Going down to the Digital Commodity Exchange Act (DCEA), they go about it from a digital commodity standpoint, and they define digital commodity as any form of fungible and tangible, personal property that can be exclusively possessed and transferred person to person without necessary reliance on a centralized intermediary.

They did provide a little bit further definition of something you have already mentioned they're calling an ancillary commodity Can you give me a little bit further information about what that definition is?

They specifically define an ancillary commodity as “an intangible fungible asset that is offered, sold or otherwise provided to a person in connection with the purchase and sale of a security through an arrangement or scheme that constitutes an investment contract.” It looks like they were looking at Howey as the definition for an investment contract. They're understanding that a lot of these products that are being taken public, and maybe don't necessarily have a use case at that point. Many of these things are ideas that are presented to the public, and people get excited and invest in them. So they're breaking down an ancillary asset and the investment contract to try to make sense of Commodity Futures Trading Commission (CFTC), SEC jurisdiction and the ancillary asset would be assigned to the CFTC and the investment contract would still be under SEC jurisdiction.

Does the difference come down between an ancillary asset and an investment contract about the rights afforded to someone who has that asset?
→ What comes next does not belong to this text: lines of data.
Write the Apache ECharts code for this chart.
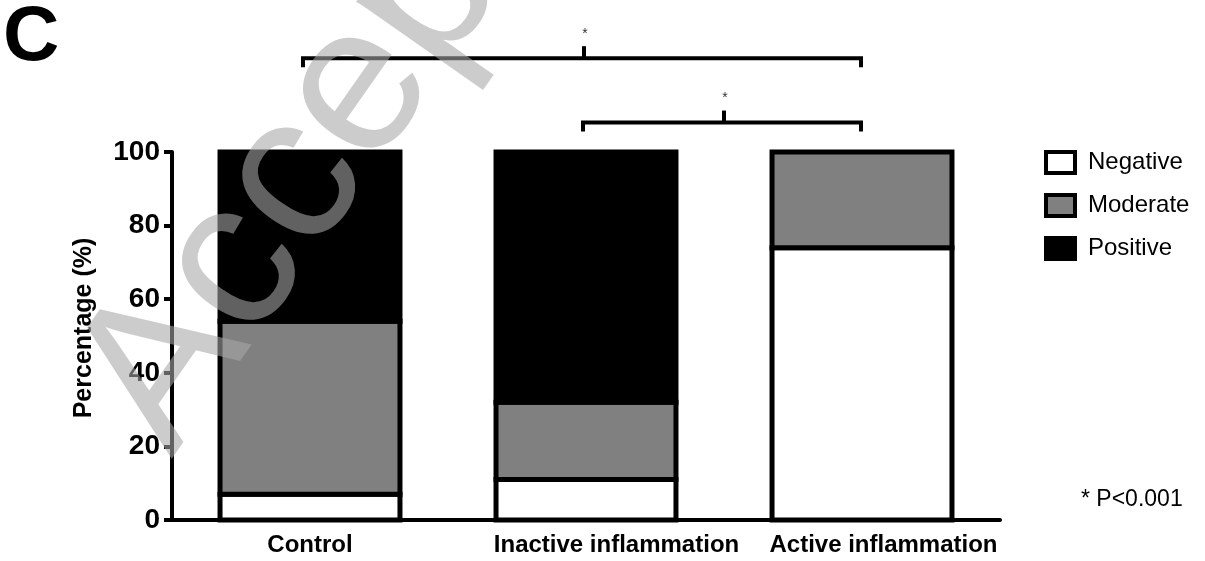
<!DOCTYPE html>
<html><head><meta charset="utf-8">
<script src="https://cdn.jsdelivr.net/npm/echarts@6/dist/echarts.min.js"></script>
<style>html,body{margin:0;padding:0;background:#fff}#c{width:1205px;height:561px}</style>
</head><body><div id="c"></div>
<script>
// ---- data ----
const categories = ['Control', 'Inactive inflammation', 'Active inflammation'];
const seriesNames = ['Negative', 'Moderate', 'Positive'];
const negative = [7, 11, 74];
const moderate = [47, 21, 26];
const positive = [46, 68, 0];
const yMin = 0, yMax = 100, yStep = 20;
const brackets = [
  { from: 'Control', to: 'Active inflammation', level: 125.5, mark: '*' },
  { from: 'Inactive inflammation', to: 'Active inflammation', level: 108, mark: '*' }
];
const pNote = '* P<0.001';
const panelLetter = 'C';
const watermark = 'Accepted';

// ---- layout / style ----
const FONT = "'Liberation Sans', Arial, sans-serif";
const fills = ['#ffffff', '#808080', '#000000'];
const labelShift = [0, 61, 43];   // left padding that nudges each x label right, as in the figure
const BAR_FRAC = 0.652;

const values = [negative, moderate, positive];
// stacked [categoryIndex, bottom, top] per series
const stackedData = values.map((arr, s) => arr.map((v, i) => {
  let base = 0;
  for (let k = 0; k < s; k++) base += values[k][i];
  return [i, base, base + v];
}));

const chart = echarts.init(document.getElementById('c'), null, { renderer: 'canvas' });

const option = {
  animation: false,
  backgroundColor: '#fff',
  grid: { left: 172, right: 205, top: 152, bottom: 41, containLabel: false },
  legend: {
    orient: 'vertical', left: 1039, top: 145,
    itemWidth: 29, itemHeight: 21, itemGap: 18,
    icon: 'rect',
    itemStyle: { borderColor: '#000', borderWidth: 4 },
    textStyle: { fontFamily: FONT, fontSize: 24, color: '#000', padding: [0, 0, 0, 8] },
    data: seriesNames
  },
  xAxis: {
    type: 'category',
    data: categories.map((c, i) => ({ value: c, textStyle: { padding: [0, 0, 0, labelShift[i]] } })),
    axisLine: { lineStyle: { color: '#000', width: 4 } },
    axisTick: { alignWithLabel: true, length: 8, lineStyle: { color: '#000', width: 4 } },
    axisLabel: { interval: 0, fontFamily: FONT, fontSize: 24, fontWeight: 'bold', color: '#000', margin: 13 }
  },
  yAxis: {
    type: 'value', min: yMin, max: yMax, interval: yStep,
    name: 'Percentage (%)', nameLocation: 'middle', nameGap: 75,
    nameTextStyle: { fontFamily: FONT, fontSize: 25, fontWeight: 'bold', color: '#000', padding: [0, 0, 0, 16] },
    axisLine: { show: true, lineStyle: { color: '#000', width: 4 } },
    axisTick: { show: true, length: 8, lineStyle: { color: '#000', width: 4 } },
    axisLabel: { fontFamily: FONT, fontSize: 28, fontWeight: 'bold', color: '#000', margin: 12 },
    splitLine: { show: false }
  },
  series: seriesNames.map((n, s) => ({
    name: n, type: 'custom', data: stackedData[s],
    encode: { x: 0, y: [1, 2] },
    itemStyle: { color: fills[s], borderColor: '#000', borderWidth: 4 },
    z: 2 + s,
    renderItem: function (params, api) {
      const i = api.value(0), lo = api.value(1), hi = api.value(2);
      if (!(hi - lo > 0)) return null;
      const bw = api.size([1, 0])[0] * BAR_FRAC;
      const pTop = api.coord([i, hi]);
      const pBot = api.coord([i, lo]);
      return {
        type: 'rect',
        shape: { x: pTop[0] - bw / 2, y: pTop[1], width: bw, height: pBot[1] - pTop[1] },
        style: { fill: fills[s], stroke: '#000', lineWidth: 5 }
      };
    }
  }))
};
chart.setOption(option);

// ---- annotations positioned via the axes ----
const g = [];
brackets.forEach((b, k) => {
  const x1 = chart.convertToPixel({ xAxisIndex: 0 }, b.from) - (k === 0 ? 7 : 3);
  const x2 = chart.convertToPixel({ xAxisIndex: 0 }, b.to) - 1;
  const y = chart.convertToPixel({ yAxisIndex: 0 }, b.level);
  const xm = (x1 + x2) / 2 + 2;
  g.push({
    type: 'polyline', z: 50,
    shape: { points: [[x1, y + 9], [x1, y], [x2, y], [x2, y + 9]] },
    style: { stroke: '#000', lineWidth: 4, fill: null }
  });
  g.push({ type: 'line', z: 50, shape: { x1: xm, y1: y, x2: xm, y2: y - 12 }, style: { stroke: '#000', lineWidth: 4 } });
  g.push({ type: 'text', z: 50, x: xm + 1, y: y - 24,
    style: { text: b.mark, fontFamily: FONT, fontSize: 14, fill: '#333', textAlign: 'center', textVerticalAlign: 'middle' } });
});
g.push({ type: 'text', z: 50, x: 3, y: 38,
  style: { text: panelLetter, fontFamily: FONT, fontSize: 78, fontWeight: 'bold', fill: '#000', textAlign: 'left', textVerticalAlign: 'middle' } });
g.push({ type: 'text', z: 50, x: 1081, y: 500,
  style: { text: pNote, fontFamily: FONT, fontSize: 23, fill: '#000', textAlign: 'left', textVerticalAlign: 'middle' } });
g.push({ type: 'text', z: 100, x: 210, y: 486, rotation: 55 * Math.PI / 180,
  style: { text: watermark, fontFamily: FONT, fontSize: 210, fill: 'rgba(167,167,167,0.58)', textAlign: 'left', textVerticalAlign: 'bottom' } });
chart.setOption({ graphic: g });
</script></body></html>
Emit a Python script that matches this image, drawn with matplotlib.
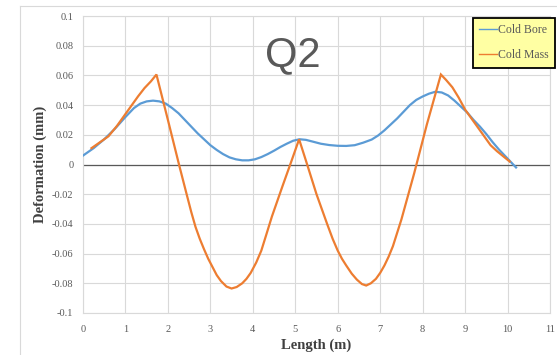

It seems more of a use case type of problem, because a lot of these cryptocurrencies are being issued by these developers with the promise that the token will go up. A lot of people are speculating on the price of the token. That's not to say that there's some people who actually are buying the token to have access to the underlying software and utilize that software. They're viewing it as a utility token, but I think they want to cover the investors who are going in there purely for speculative reasons. They want to make sure if a company is promising to offer this piece of software, this piece of tech that can be worked into a tech stack, that they don't just rug pull the investors and say like, "Hey, here it is. We'll take all your money and then never deliver anything to you."

In terms of jurisdiction, did both bills fall on the CFTC as having primary jurisdiction?

Both bills give the CFTC primary jurisdiction over fungible, digital asset market or digital commodity market, as long as they don't fall under the definition of Howey and our investment contracts. So, it's still a guessing game where they give it to them but they say, "If this falls under the SEC's jurisdiction, this is still subject to the SEC."

What else did you take away from both of these bills and where do you think we are headed in terms of legislation?

I think we're going to get there. The world is moving in that direction where everybody understands that there needs to be some sort of guidelines, some legislation that is in place to regulate these actors. I think it's going to start with stablecoins. I think we were talking about that on the last podcast where that is the low hanging fruit right now. There are so many new pieces of technology and innovation that are coming out where there needs to be guidance. So I think it's going to be stablecoins, taxation guidance and then the DCEA. I think that was a really good start for these exchanges. So, I think those will be the three big portions of legislation that will probably first come to fruition.